Mar

2

Sal MaglieI should write something about baseball and markets. I've written about the wisdom of Ted Williams for markets, and Larry Ritter, 100 market related things about baseball dare that was included in PracSpec with collab, and I've written about the hidden signs of baseball with all the thievery and spies of signs etc., and I've suggested some insights of Bill James, but the problem is I don't know anything about baseball, and I hate to write about something I don't know about like the chapter on poker in EdSpec which I wish i had never written since it was derivative and worthless. So if anyone can help me appreciate what baseball can teach about markets, I'd appreciate it. I'm particularly interested in the hidden rules, and I think I have a market system based on not running up the score, etc.

Allen Gillespie comments:

UK came back from a large deficit to tie UT with 2:13 left before loosing the game. Does the market do the same? One notes that the S&P regained its positive footing yesterday after being down for most of the year.

Also, one hidden rule is don't talk to a pitcher that is throwing a no hitter after 7 innings and give extra effort on defense. A market equivalent might be what happens over the next X batters after the first gets a hit if the market is down over the previous 21.

Jordan Neuman comments:

Baseball traditionalists love the idea of the bunt, the stolen base, and assorted "small ball" strategies. These are basically one-run strategies. And as Earl Weaver and Bill James have written, baseball people who actually do the counting, when you play for one run that is all you get. And you might not even get that.

The market equivalent has got to be all those maxims and strategies that emanate from the brokerages and the talking heads that are consistent money/opportunity losers. What is appealing in theory is more difficult in practice. I place covered calls in this category.

Stefan Jovanovich writes:

Any pitch above the shoulders is life threatening; you can die from being hit in the neck more easily than from the top side of the skull. Even so, throwing above the shoulders was within the Code even in the days before helmets had ear flaps. Sal Maglie did not get the nickname of "the Barber" because of his artful use of the straight razor. Drysdale and Early Wynn were notorious headhunters. The rule was and is a good deal more subtle. You can't throw at a batter's head if you also throw a curve ball that breaks away from him.
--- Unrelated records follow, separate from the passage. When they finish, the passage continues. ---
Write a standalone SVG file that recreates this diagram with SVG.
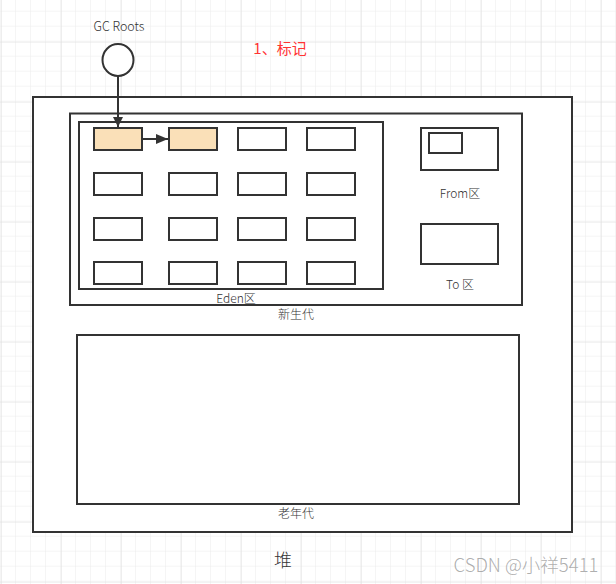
<svg xmlns="http://www.w3.org/2000/svg" width="616" height="584" viewBox="0 0 616 584">
<defs>
<pattern id="minor" x="1" y="41.7" width="15" height="15" patternUnits="userSpaceOnUse">
<path d="M15 0V15M0 15H15" fill="none" stroke="#ebebeb" stroke-width="1"/>
</pattern>
<pattern id="major" x="1" y="41.7" width="60" height="60" patternUnits="userSpaceOnUse">
<path d="M0 0V60M0 0H60" fill="none" stroke="#dddddd" stroke-width="1"/>
</pattern>
<marker id="arr" viewBox="0 0 10 10" refX="10" refY="5" markerWidth="10" markerHeight="10" markerUnits="userSpaceOnUse" orient="auto">
<path d="M0 0L10 5L0 10Z" fill="#333"/>
</marker>
<marker id="arr2" viewBox="0 0 10 10" refX="10" refY="5" markerWidth="12" markerHeight="10" markerUnits="userSpaceOnUse" orient="auto" preserveAspectRatio="none">
<path d="M0 0L10 5L0 10Z" fill="#333"/>
</marker>
</defs>
<style>
.box{fill:#fff;stroke:#333;stroke-width:2}
.obj{fill:#fff;stroke:#333;stroke-width:2}
.hot{fill:#fae0b8}
.lbl{font-family:"Noto Sans CJK SC","Noto Sans",sans-serif;font-size:12px;font-weight:300;fill:#333;text-anchor:middle}
.edge{fill:none;stroke:#333;stroke-width:2}
</style>
<rect width="616" height="584" fill="#fff"/>
<rect width="616" height="584" fill="url(#minor)"/>
<rect width="616" height="584" fill="url(#major)"/>

<g id="gcroots">
<text class="lbl" x="119" y="31" style="font-size:12.5px">GC Roots</text>
<ellipse cx="118" cy="60" rx="15.5" ry="16" class="obj"/>
</g>
<g id="title">
<text x="280" y="54" style="font-family:'Noto Sans CJK SC',sans-serif;font-size:15px;fill:#ff3333;text-anchor:middle">1、标记</text>
</g>

<g id="heap">
<rect x="33" y="97" width="539" height="435" class="box"/>
<text class="lbl" x="283" y="567" style="font-size:18px">堆</text>
</g>
<g id="young">
<rect x="70" y="113.5" width="452" height="191.5" class="box"/>
<text class="lbl" x="296" y="319">新生代</text>
</g>
<g id="eden">
<rect x="79" y="122" width="304" height="167" class="box"/>
<text class="lbl" x="236" y="303">Eden区</text>
</g>
<g id="eden-objects">
<rect x="94" y="128" width="48" height="22" class="obj hot"/>
<rect x="169" y="128" width="48" height="22" class="obj hot"/>
<rect x="238" y="128" width="48" height="22" class="obj"/>
<rect x="307" y="128" width="48" height="22" class="obj"/>
<rect x="94" y="173" width="48" height="22" class="obj"/>
<rect x="169" y="173" width="48" height="22" class="obj"/>
<rect x="238" y="173" width="48" height="22" class="obj"/>
<rect x="307" y="173" width="48" height="22" class="obj"/>
<rect x="94" y="218" width="48" height="22" class="obj"/>
<rect x="169" y="218" width="48" height="22" class="obj"/>
<rect x="238" y="218" width="48" height="22" class="obj"/>
<rect x="307" y="218" width="48" height="22" class="obj"/>
<rect x="94" y="262" width="48" height="22" class="obj"/>
<rect x="169" y="262" width="48" height="22" class="obj"/>
<rect x="238" y="262" width="48" height="22" class="obj"/>
<rect x="307" y="262" width="48" height="22" class="obj"/>
</g>
<g id="from">
<rect x="421" y="128" width="77" height="42" class="box"/>
<rect x="429" y="133" width="33" height="20" class="obj"/>
<text class="lbl" x="460" y="198">From区</text>
</g>
<g id="to">
<rect x="421" y="224" width="77" height="40" class="box"/>
<text class="lbl" x="460" y="289">To 区</text>
</g>
<g id="old">
<rect x="77" y="335" width="442" height="169" class="box"/>
<text class="lbl" x="296" y="518">老年代</text>
</g>

<g id="connectors">
<path d="M118 76V127" class="edge" marker-end="url(#arr)"/>
<path d="M142 139H168" class="edge" marker-end="url(#arr2)"/>
</g>

<text x="526" y="572" style="font-family:'Noto Sans CJK SC',sans-serif;font-size:18.5px;font-weight:300;fill:#999;fill-opacity:0.8;text-anchor:middle">CSDN @小祥5411</text>
</svg>
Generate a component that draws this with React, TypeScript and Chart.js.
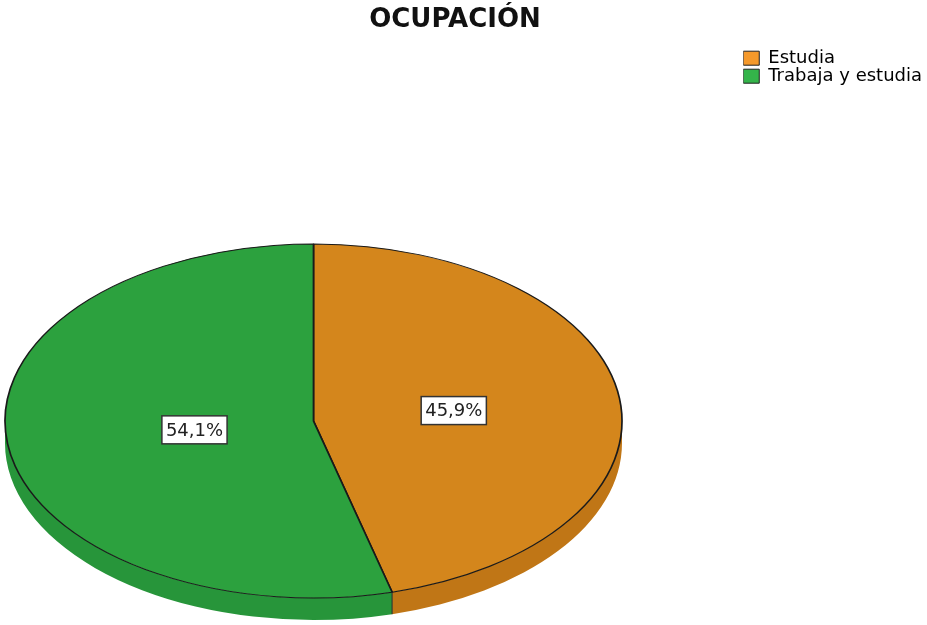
import React, { useEffect, useRef } from 'react';
import { Chart, registerables } from 'chart.js';

Chart.register(...registerables);

const categories = ['Estudia', 'Trabaja y estudia'];
const percentages = [45.9, 54.1];
const valueLabels = ['45,9%', '54,1%'];
const topColors = ['#d4861c', '#2ca13e'];
const sideColors = ['#c07616', '#27953a'];
const legendColors = ['#f5992b', '#34b44a'];

// 3D ellipse layout (screen pixels)
const CX = 313.5;
const CY = 421;
const RX = 308.5;
const RY = 177;
const DEPTH = 22;

const pie3d = {
  id: 'pie3d',
  beforeDatasetsDraw(chart: any) {
    const ctx = chart.ctx as CanvasRenderingContext2D;
    const arcs = chart.getDatasetMeta(0).data as any[];
    if (!arcs.length) return;
    const TAU = Math.PI * 2;
    arcs.forEach((arc, i) => {
      const s = arc.startAngle;
      const e = arc.endAngle;
      for (let k = -1; k <= 1; k++) {
        const lo = Math.max(s, TAU * k);
        const hi = Math.min(e, Math.PI + TAU * k);
        if (hi > lo) {
          ctx.beginPath();
          ctx.ellipse(CX, CY, RX, RY, 0, lo, hi, false);
          ctx.ellipse(CX, CY + DEPTH, RX, RY, 0, hi, lo, true);
          ctx.closePath();
          ctx.fillStyle = sideColors[i];
          ctx.fill();
        }
      }
      const a = ((s % TAU) + TAU) % TAU;
      if (a > 0.001 && a < Math.PI - 0.001) {
        const x = CX + RX * Math.cos(a);
        const y = CY + RY * Math.sin(a);
        ctx.beginPath();
        ctx.moveTo(x, y);
        ctx.lineTo(x, y + DEPTH);
        ctx.strokeStyle = '#2a2a2a';
        ctx.lineWidth = 1;
        ctx.stroke();
      }
    });
    const a0 = arcs[0];
    ctx.save();
    ctx.translate(CX, CY);
    ctx.scale(RX / a0.outerRadius, RY / a0.outerRadius);
    ctx.translate(-a0.x, -a0.y);
  },
  afterDatasetsDraw(chart: any) {
    const ctx = chart.ctx as CanvasRenderingContext2D;
    const arcs = chart.getDatasetMeta(0).data as any[];
    if (!arcs.length) return;
    ctx.restore();
    ctx.save();
    ctx.font = '18px "DejaVu Sans"';
    ctx.textAlign = 'center';
    ctx.textBaseline = 'middle';
    arcs.forEach((arc, i) => {
      const s = arc.startAngle;
      const e = arc.endAngle;
      const alpha = e - s;
      const mid = (s + e) / 2;
      const frac = (4 * Math.sin(alpha / 2)) / (3 * alpha);
      const x = CX + frac * RX * Math.cos(mid);
      const y = CY + frac * RY * Math.sin(mid);
      const text = valueLabels[i];
      const tw = ctx.measureText(text).width;
      const w = tw + 8;
      const h = 28;
      ctx.fillStyle = '#ffffff';
      ctx.fillRect(x - w / 2, y - h / 2, w, h);
      ctx.strokeStyle = '#333333';
      ctx.lineWidth = 1.5;
      ctx.strokeRect(x - w / 2, y - h / 2, w, h);
      ctx.fillStyle = '#222222';
      ctx.fillText(text, x, y + 1);
    });
    ctx.restore();
  },
};

export default function App() {
  const canvasRef = useRef<HTMLCanvasElement | null>(null);

  useEffect(() => {
    if (!canvasRef.current) return;
    const chart = new Chart(canvasRef.current, {
      type: 'pie',
      data: {
        labels: categories,
        datasets: [
          {
            data: percentages,
            backgroundColor: topColors,
            borderColor: '#1a1a1a',
            borderWidth: 1.6,
            clip: false,
          } as any,
        ],
      },
      options: {
        responsive: false,
        animation: false,
        events: [],
        layout: { padding: { left: -22, right: -5 } },
        plugins: {
          tooltip: { enabled: false },
          title: {
            display: true,
            text: 'OCUPACIÓN',
            color: '#111111',
            font: { family: 'DejaVu Sans', size: 26, weight: 'bold' },
            padding: { top: 5, bottom: 13 },
          },
          legend: {
            position: 'right',
            align: 'start',
            fullSize: false,
            labels: {
              font: { family: 'DejaVu Sans', size: 18 },
              color: '#222222',
              boxWidth: 16,
              boxHeight: 14,
              padding: 0,
              generateLabels: () =>
                categories.map((c, i) => ({
                  text: c,
                  fillStyle: legendColors[i],
                  strokeStyle: '#222222',
                  lineWidth: 1,
                  hidden: false,
                  index: i,
                })),
            },
          },
        },
      },
      plugins: [pie3d],
    });
    return () => chart.destroy();
  }, []);

  return (
    <div style={{ position: 'fixed', left: 0, top: 0, width: 927, height: 625, background: '#fff' }}>
      <canvas ref={canvasRef} width={927} height={625} style={{ display: 'block' }} />
    </div>
  );
}
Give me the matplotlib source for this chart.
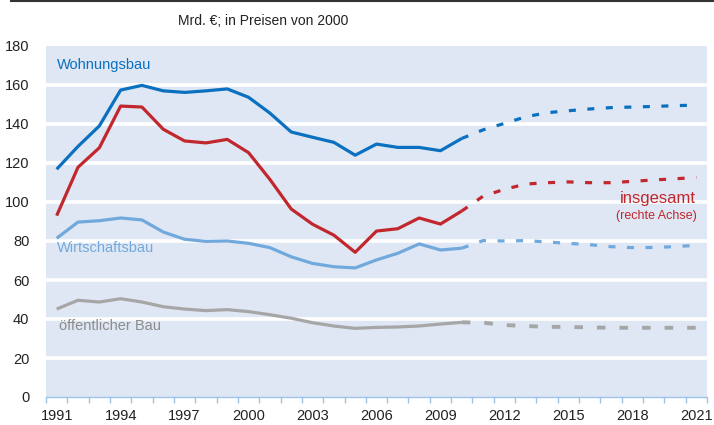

You can't play even high level minor league ball without standing in against a pitch that is coming at your head because, if the guy is any good, that ball is going to break down and away for a strike.

Drysdale and Winn were fastball, change-up pitchers so their aggressiveness was tolerated; it was part of their game. Walter Johnson and Bob Feller are always written about as being "gentlemen" because they never threw at batters; they didn't because with their stuff (fast balls and right-handed down and in curve balls) it would have been attempted manslaughter. Sammy Sosa was "beloved" because he was a cripples hitter; he killed mistakes and ate up mediocre pitchers, but he was never feared by anyone who had stuff and knew how to use it. Barry Bonds was "disliked" because he ruined everybody and because he had the guts to wear protection for the batter's most vulnerable body part - his leading elbow and forearm - and not give a damn what the league or opponents thought about it. He also mastered what remains the hardest thing to do in hitting: swinging late and still getting around on the inside pitch. In that he was a throwback to the golden age when even someone with arms as long as Ted Williams would have his wrists pass over the inside of the plate. Modern hitters with their longer, lighter bats don't go there any more– which is why the Atlanta Braves during their glory years were always coached to pitch outside: "Having Leo Mazzone as a pitching coach lowered a pitcher's ERA by a little more than half a run."

The respect thing is wildly exaggerated. Players appreciate each other's skills but they get paid for winning and numbers, not for obeisance. Chuck Hiller, who was a wonderful catcher for the Giants, once said that if the league learned that a player had leukemia, they would be sad but, if the guy still had his stuff, the dugouts would be calling him "Luke" by the 3rd inning. Bang the Drum Slowly gets that right; everybody is sad for Robert De Nero who is dying but nobody on the team comes to the funeral except for Michael Moriarty.

Rodger Bastien comments:

A pitcher is expected to throw a brush-back pitch in the next half-inning if his teammate has been hit with a pitch, but it's taboo to throw that pitch above the batter's shoulders or behind the hitter ( a batter's instinct is to hit the dirt therefore he could be beaned that way). Good hard slides are a part of baseball but sliding "spikes high" is a no-no. Along with not stealing with a big lead you should not stretch singles to doubles or doubles to triples with a very large lead. If a batter leans over the plate, a pitcher is expected to throw inside to regain that part of the plate; a hitter with such a stance should expect a fair amount of inside pitches and should take his base without protest when hit by a pitch. When an umpire takes a nasty foul off of his unprotected areas or is shaken with a foul off of his mask, the catcher should go to the mound to give the umpire time to shake it off. And middle infielders protect themselves by throwing the ball to first during a double play right between the oncoming runner's eyes; its his responsibility to get down to avoid getting hit.